## Source data

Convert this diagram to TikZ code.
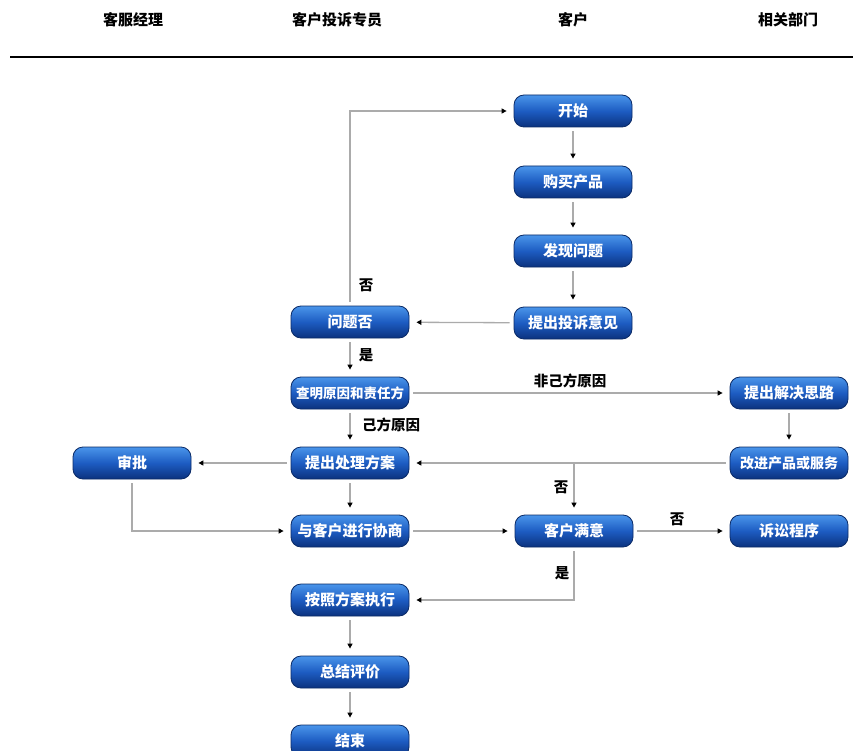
\documentclass[tikz,border=0pt]{standalone}
\usepackage{fontspec}
\setmainfont{Noto Sans CJK SC}
\usetikzlibrary{arrows.meta,shadings}
\definecolor{btop}{HTML}{4A95EA}
\definecolor{bmid}{HTML}{1D5CC2}
\definecolor{bbot}{HTML}{0B327E}
\definecolor{bedge}{HTML}{0A2A66}
\definecolor{lgray}{HTML}{ABABAB}
\tikzset{
  box/.style={rounded corners=10pt, minimum width=118pt, minimum height=32pt,
    top color=btop, bottom color=bbot, middle color=bmid, draw=bedge, line width=0.8pt,
    text=white, font=\bfseries\fontsize{15}{16}\selectfont, inner sep=1pt},
  arr/.style={draw=lgray, line width=1.3pt, shorten >=7pt, shorten <=4pt,
    -{Triangle[length=5pt,width=5pt,color=black]}},
  lbl/.style={font=\bfseries\fontsize{14.5}{15}\selectfont, text=black},
  hdr/.style={font=\bfseries\fontsize{15}{16}\selectfont, text=black}
}
\begin{document}
\begin{tikzpicture}[x=1pt,y=-1pt]
\clip (0,0) rectangle (853,751);
\useasboundingbox (0,0) rectangle (853,751);
% headers
\node[hdr] (h1) at (133,20) {客服经理};
\node[hdr] (h2) at (337,20) {客户投诉专员};
\node[hdr] (h3) at (573,20) {客户};
\node[hdr] (h4) at (788,20) {相关部门};
\coordinate (la) at (10,57);
\coordinate (lb) at (853,57);
\draw[line width=2pt, black] (la) -- (lb);
% nodes
\node[box] (ks) at (573,111) {开始};
\node[box] (gm) at (573,182) {购买产品};
\node[box] (fx) at (573,251) {发现问题};
\node[box] (ts) at (573,323) {提出投诉意见};
\node[box] (wt) at (350,322) {问题否};
\node[box, font=\bfseries\fontsize{13.5}{14}\selectfont] (cm) at (350,393) {查明原因和责任方};
\node[box] (cl) at (350,463) {提出处理方案};
\node[box] (sp) at (132,463) {审批};
\node[box] (xs) at (350,531) {与客户进行协商};
\node[box] (my) at (574,531) {客户满意};
\node[box] (ss) at (789,531) {诉讼程序};
\node[box] (jj) at (789,393) {提出解决思路};
\node[box, font=\bfseries\fontsize{14}{15}\selectfont] (gj) at (789,463) {改进产品或服务};
\node[box] (zx) at (350,600) {按照方案执行};
\node[box] (zj) at (350,672) {总结评价};
\node[box] (js) at (350,741) {结束};
% connectors
\draw[arr] (ks) -- (gm);
\draw[arr] (gm) -- (fx);
\draw[arr] (fx) -- (ts);
\draw[arr] (ts) -- (wt);
\draw[arr] (wt.north) |- (ks.west);
\draw[arr] (wt) -- (cm);
\draw[arr] (cm) -- (cl);
\draw[arr] (cm) -- (jj);
\draw[arr] (jj) -- (gj);
\draw[arr] (gj) -- (cl);
\coordinate (br) at (my.north |- gj.west);
\draw[arr, shorten <=0pt] (br) -- (my.north);
\draw[arr] (cl) -- (sp);
\draw[arr] (cl) -- (xs);
\draw[arr] (sp.south) |- (xs.west);
\draw[arr] (xs) -- (my);
\draw[arr] (my) -- (ss);
\draw[arr] (my.south) |- (zx.east);
\draw[arr] (zx) -- (zj);
\draw[arr] (zj) -- (js);
% labels
\node[lbl] (l1) at (366,285) {否};
\node[lbl] (l2) at (366,355) {是};
\node[lbl] (l3) at (391,425) {己方原因};
\node[lbl] (l4) at (570,381) {非己方原因};
\node[lbl] (l5) at (561,487) {否};
\node[lbl] (l6) at (677,519) {否};
\node[lbl] (l7) at (562,573) {是};
\end{tikzpicture}
\end{document}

## Short problem
Return to the listing above and set it down exactly, leaving out its pictures.

## Solution to this exercise
Convert this diagram to TikZ code.
\documentclass[tikz,border=0pt]{standalone}
\usepackage{fontspec}
\setmainfont{Noto Sans CJK SC}
\usetikzlibrary{arrows.meta,shadings}
\definecolor{btop}{HTML}{4A95EA}
\definecolor{bmid}{HTML}{1D5CC2}
\definecolor{bbot}{HTML}{0B327E}
\definecolor{bedge}{HTML}{0A2A66}
\definecolor{lgray}{HTML}{ABABAB}
\tikzset{
  box/.style={rounded corners=10pt, minimum width=118pt, minimum height=32pt,
    top color=btop, bottom color=bbot, middle color=bmid, draw=bedge, line width=0.8pt,
    text=white, font=\bfseries\fontsize{15}{16}\selectfont, inner sep=1pt},
  arr/.style={draw=lgray, line width=1.3pt, shorten >=7pt, shorten <=4pt,
    -{Triangle[length=5pt,width=5pt,color=black]}},
  lbl/.style={font=\bfseries\fontsize{14.5}{15}\selectfont, text=black},
  hdr/.style={font=\bfseries\fontsize{15}{16}\selectfont, text=black}
}
\begin{document}
\begin{tikzpicture}[x=1pt,y=-1pt]
\clip (0,0) rectangle (853,751);
\useasboundingbox (0,0) rectangle (853,751);
% headers
\node[hdr] (h1) at (133,20) {客服经理};
\node[hdr] (h2) at (337,20) {客户投诉专员};
\node[hdr] (h3) at (573,20) {客户};
\node[hdr] (h4) at (788,20) {相关部门};
\coordinate (la) at (10,57);
\coordinate (lb) at (853,57);
\draw[line width=2pt, black] (la) -- (lb);
% nodes
\node[box] (ks) at (573,111) {开始};
\node[box] (gm) at (573,182) {购买产品};
\node[box] (fx) at (573,251) {发现问题};
\node[box] (ts) at (573,323) {提出投诉意见};
\node[box] (wt) at (350,322) {问题否};
\node[box, font=\bfseries\fontsize{13.5}{14}\selectfont] (cm) at (350,393) {查明原因和责任方};
\node[box] (cl) at (350,463) {提出处理方案};
\node[box] (sp) at (132,463) {审批};
\node[box] (xs) at (350,531) {与客户进行协商};
\node[box] (my) at (574,531) {客户满意};
\node[box] (ss) at (789,531) {诉讼程序};
\node[box] (jj) at (789,393) {提出解决思路};
\node[box, font=\bfseries\fontsize{14}{15}\selectfont] (gj) at (789,463) {改进产品或服务};
\node[box] (zx) at (350,600) {按照方案执行};
\node[box] (zj) at (350,672) {总结评价};
\node[box] (js) at (350,741) {结束};
% connectors
\draw[arr] (ks) -- (gm);
\draw[arr] (gm) -- (fx);
\draw[arr] (fx) -- (ts);
\draw[arr] (ts) -- (wt);
\draw[arr] (wt.north) |- (ks.west);
\draw[arr] (wt) -- (cm);
\draw[arr] (cm) -- (cl);
\draw[arr] (cm) -- (jj);
\draw[arr] (jj) -- (gj);
\draw[arr] (gj) -- (cl);
\coordinate (br) at (my.north |- gj.west);
\draw[arr, shorten <=0pt] (br) -- (my.north);
\draw[arr] (cl) -- (sp);
\draw[arr] (cl) -- (xs);
\draw[arr] (sp.south) |- (xs.west);
\draw[arr] (xs) -- (my);
\draw[arr] (my) -- (ss);
\draw[arr] (my.south) |- (zx.east);
\draw[arr] (zx) -- (zj);
\draw[arr] (zj) -- (js);
% labels
\node[lbl] (l1) at (366,285) {否};
\node[lbl] (l2) at (366,355) {是};
\node[lbl] (l3) at (391,425) {己方原因};
\node[lbl] (l4) at (570,381) {非己方原因};
\node[lbl] (l5) at (561,487) {否};
\node[lbl] (l6) at (677,519) {否};
\node[lbl] (l7) at (562,573) {是};
\end{tikzpicture}
\end{document}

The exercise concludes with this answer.